Always Look On The Light Side Of Life?


Is it fair to run wave sailing in next to no wind?


The challenge of running PWA wave events is complex. Not all the tour stops totally pump all the time, and so the association must balance the needs of the sponsors, riders and local organisers constantly to keep high-quality competition rolling on.

The sight of waves crashing in on the final day at Tiree made for a mixed bag of emotions as the season reached its climax, especially as the wind was barely above 10 knots at best.

Many competitors thought it was too sketchy and time to go surfing, and some said it was a green light scenario and that heats could've been run in wind as low as 5 knots.

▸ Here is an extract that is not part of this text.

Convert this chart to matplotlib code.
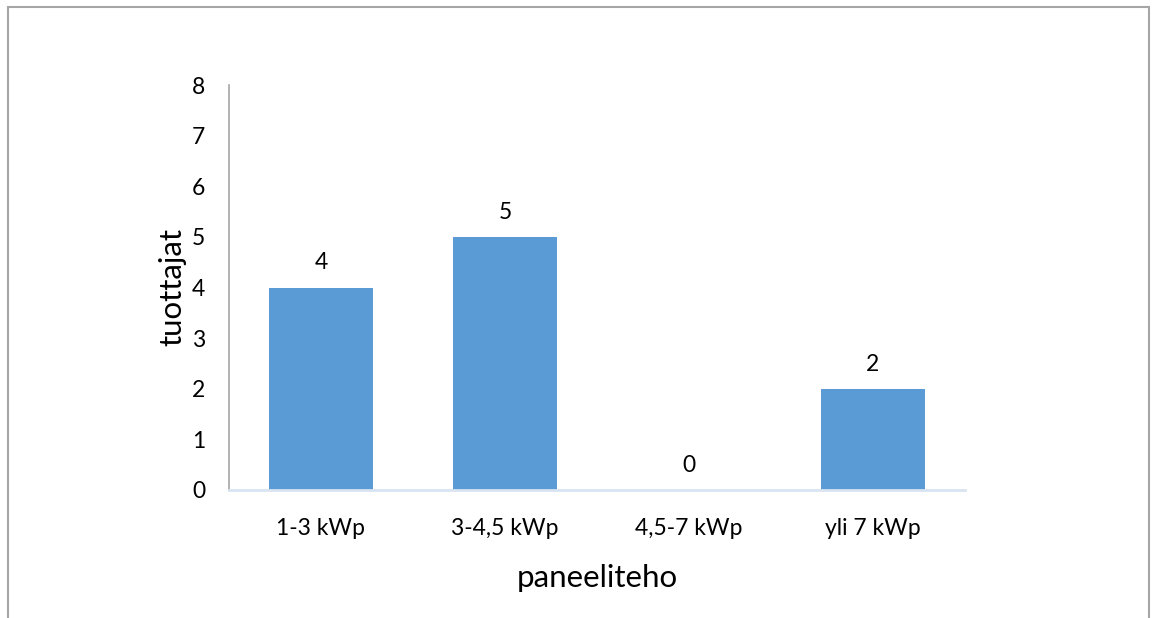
import matplotlib
matplotlib.use("Agg")
import matplotlib.pyplot as plt
from matplotlib.patches import Rectangle

categories = ["1-3 kWp", "3-4,5 kWp", "4,5-7 kWp", "yli 7 kWp"]
values = [4, 5, 0, 2]
y_ticks = [0, 1, 2, 3, 4, 5, 6, 7, 8]

plt.rcParams["font.family"] = ["Lato", "DejaVu Sans"]

fig = plt.figure(figsize=(11.52, 6.18), dpi=100)
ax = fig.add_axes([229 / 1152, 1 - 490 / 618, (965 - 229) / 1152, (490 - 85) / 618])

# Outer chart frame (bottom edge runs past the canvas)
fig.patches.append(Rectangle((8 / 1152, -0.1), (1149 - 8) / 1152, 1.1 - 7 / 618,
                             transform=fig.transFigure, fill=False,
                             edgecolor="#A6A6A6", linewidth=1.5))

x = range(len(categories))
bars = ax.bar(x, values, width=0.56, color="#5B9BD5")
for xi, v in zip(x, values):
    ax.text(xi, v + 0.28, str(v), ha="center", va="bottom", fontsize=16.5, color="black")

ax.set_xlim(-0.5, len(categories) - 0.5)
ax.set_ylim(0, 8)
ax.set_yticks(y_ticks)
ax.set_xticks(list(x))
ax.set_xticklabels(categories)
ax.tick_params(axis="both", length=0, labelsize=16.5, colors="black")
ax.tick_params(axis="y", pad=17)
ax.tick_params(axis="x", pad=20)

for side in ("top", "right"):
    ax.spines[side].set_visible(False)
ax.spines["left"].set_color("#A6A6A6")
ax.spines["left"].set_linewidth(1.2)
ax.spines["bottom"].set_color("#D9E4F2")
ax.spines["bottom"].set_linewidth(2.0)

ax.set_xlabel("paneeliteho", fontsize=22.5, labelpad=18)
ax.set_ylabel("tuottajat", fontsize=22.5, labelpad=4)

fig.savefig("out.png", dpi=100)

But a handful of riders always seemed to make it through the white-water and rip it up, which raises some interesting points and highlight how tough it is for the Head Judge to call whether conditions are suitable enough for competition.

Josh Angulo was one of those champing at the bit in Sylt and Tiree as flags hung limply.

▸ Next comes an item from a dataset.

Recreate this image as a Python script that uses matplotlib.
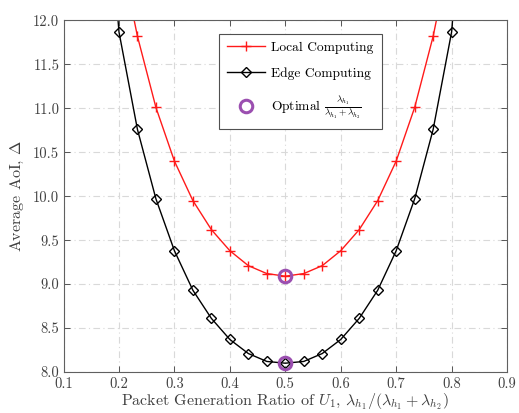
import numpy as np
import matplotlib
matplotlib.use("Agg")
import matplotlib.pyplot as plt

plt.rcParams["font.family"] = ["cmr10"]
plt.rcParams["mathtext.fontset"] = "cm"
plt.rcParams["axes.formatter.use_mathtext"] = True

# packet generation ratio of U1 (step 1/30)
ratio = [1/6, 1/5, 7/30, 4/15, 3/10, 1/3, 11/30, 2/5, 13/30, 7/15, 1/2,
         8/15, 17/30, 3/5, 19/30, 2/3, 7/10, 11/15, 23/30, 4/5, 5/6]

# average AoI of each scheme
local_aoi = [14.9, 12.85, 11.82, 11.01, 10.40, 9.95, 9.62, 9.38, 9.21, 9.12, 9.09,
             9.12, 9.21, 9.38, 9.62, 9.95, 10.40, 11.01, 11.82, 12.85, 14.9]
edge_aoi = [14.5, 11.87, 10.76, 9.97, 9.38, 8.93, 8.61, 8.37, 8.21, 8.12, 8.10,
            8.12, 8.21, 8.37, 8.61, 8.93, 9.38, 9.97, 10.76, 11.87, 14.5]

opt_ratio = [0.5, 0.5]
opt_aoi = [9.09, 8.10]

xticks = [0.1, 0.2, 0.3, 0.4, 0.5, 0.6, 0.7, 0.8, 0.9]
yticks = [8.0, 8.5, 9.0, 9.5, 10.0, 10.5, 11.0, 11.5, 12.0]

fig = plt.figure(figsize=(5.19, 4.13), dpi=100)
ax = fig.add_axes([0.1224, 0.0993, 0.8546, 0.8511])

ax.plot(ratio, local_aoi, color="#ff1a1a", lw=1.0, marker="+", ms=7, mew=1.0,
        label="Local Computing")
ax.plot(ratio, edge_aoi, color="black", lw=1.0, marker="D", ms=5.5, mew=1.0,
        mfc="none", label="Edge Computing")
ax.plot(opt_ratio, opt_aoi, ls="none", marker="o", ms=9, mew=2.2, mfc="none",
        mec="#9b4fb0",
        label=r"Optimal $\frac{\lambda_{h_1}}{\lambda_{h_1}+\lambda_{h_2}}$")

ax.set_xlim(0.1, 0.9)
ax.set_ylim(8.0, 12.0)
ax.set_xticks(xticks)
ax.set_yticks(yticks)
ax.set_xticklabels([f"{v:.1f}" for v in xticks])
ax.set_yticklabels([f"{v:.1f}" for v in yticks])

ax.grid(True, color="#d9d9d9", ls=(0, (6, 3, 1, 3)), lw=0.8)
ax.tick_params(direction="in", top=True, right=True, length=4, width=0.6,
               labelsize=10.5, colors="#404040")
ax.tick_params(axis="y", pad=3)
ax.tick_params(axis="x", pad=4)
for s in ax.spines.values():
    s.set_color("#606060")
    s.set_linewidth(0.8)

ax.set_xlabel(r"Packet Generation Ratio of $U_1$, $\lambda_{h_1}/(\lambda_{h_1}+\lambda_{h_2})$",
              fontsize=11.5, color="#404040", labelpad=0)
ax.set_ylabel(r"Average AoI, $\Delta$", fontsize=11.5, color="#404040", labelpad=5)

leg = ax.legend(loc="upper left", bbox_to_anchor=(0.335, 0.982), fancybox=False,
                edgecolor="#505050", framealpha=1, fontsize=9.7, labelspacing=1.0,
                handlelength=2.8, handletextpad=0.5, borderpad=0.6)
leg.get_frame().set_linewidth(0.8)

fig.savefig("out.png", dpi=100)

Angulo, who’s already got one world title under his belt, couldn't have finished higher than 3rd overall after Scotland, but he still wanted to win the event outright, have the last laugh, and take home a valuable pay check.

Additionally, the top-16 (There was no time left to run the final heats) was full of the usual suspects such as world champ Kauli Seadi (Quatro / Naish), and runner-up Victor Fernandez (Fanatic / Simmer), who all sailed to their usual high standards, even after competition was declared officially over.

So, are some competitors lazy and hiding behind less favourable conditions as an excuse not to get knocked-out early? Are they simply not competitive enough or even good enough to compete at this level, or do the results become random when the breeze drops?

The Head Judge’s hardest decisions are made when the conditions are marginal as it can be much harder to separate the difference in standard between riders than it would be in a windier situation, especially amongst the lower seeds.

Should the principles be looked at? Should riders be using different equipment as available on the wider market to get into waves on marginal days, or even choosing to sail in lighter air?

One of the sport's all-time masters of wave riding Josh Angulo gives us some philosophical views that are certainly food for thought.

"What are suitable conditions in my mind? It changes depending on if the wind is side-off or side-on and what the surf is doing.

I come 100% from a surfing background so I always try to use the currents and any other water movements to my advantage rather than disadvantage.

Basically for me it really comes down to more of a surfing approach, if there’s enough wave and wind to get a couple turns in, then for me it's on.

Outside of competition, it's more about what I’m in the mood for or who I’m with.

I may surf even if it's windy or sail even if it's light. That really depends on my personal feeling.

However at a contest, that's what I’m there to do, so I’d like to compete all costs in whatever the set up.

Personally I think Windsurfers in general should actively target fresh new lighter wind locations that have regular swell.

And if the PWA had the luxury of choosing its locations than I would say yes they should take in some low wind, clean surf spots too.

But the reality is that PWA tour stops are determined by whoever it is that can come up with the hard cash.

I do think we’ve missed opportunities to get results at times. For example at Sylt, in my opinion, we should’ve started the women's event earlier, and run some heats of men, stopped the freestyle double elimination on the windy day, and then run some heats of men’s wave single, and we could’ve easily sealed the deal on the last day.

To me Tiree was a total joke too. The day we ran an expression session at Crossapol, Balephuil was way fun, with everybody jumping and getting waves and the event moved there about 2 hours too late.

We definitely could’ve had a bunch of heats done that day. We also missed a few sporadic heats at Balevullin and then completely dropped the ball on the last day by waiting around on hold... unstinkinbelievable!

I’m a big heavy guy, and the last time I complained the conditions were not suitable was during a slalom heat in Fuerte this year, when the winds shifted pretty dramatically and I couldn't make the mark. (Of course that had nothing to do with the fact that I did a really wide jibe the mark before…)

I also know I’m probably in a minority with my view. Maybe all 15 of the others in the Tiree top-16 would’ve complained if we’d carried on or got a little nervous with their end of year rankings left up to what they’d call a lottery as the pressure came on at the last.

Ha! Maybe I should be a head judge one day? Who knows, I’m sure my freaked-out style to compete in anything, would probably mellow in time, and I could probably run a real good event!

I know most of those guys are trying to do their best. But these thoughts are my personal opinion and everybody's entitled to their own.

At the end of the day we’re all so blessed to be able to have that contact with water and wind.

There are a lot of people in the world under persecution and less fortunate than us and some that have lost family members to great tragedies, so on the whole all these previously discussed subjects are really not that important in the bigger picture of life”.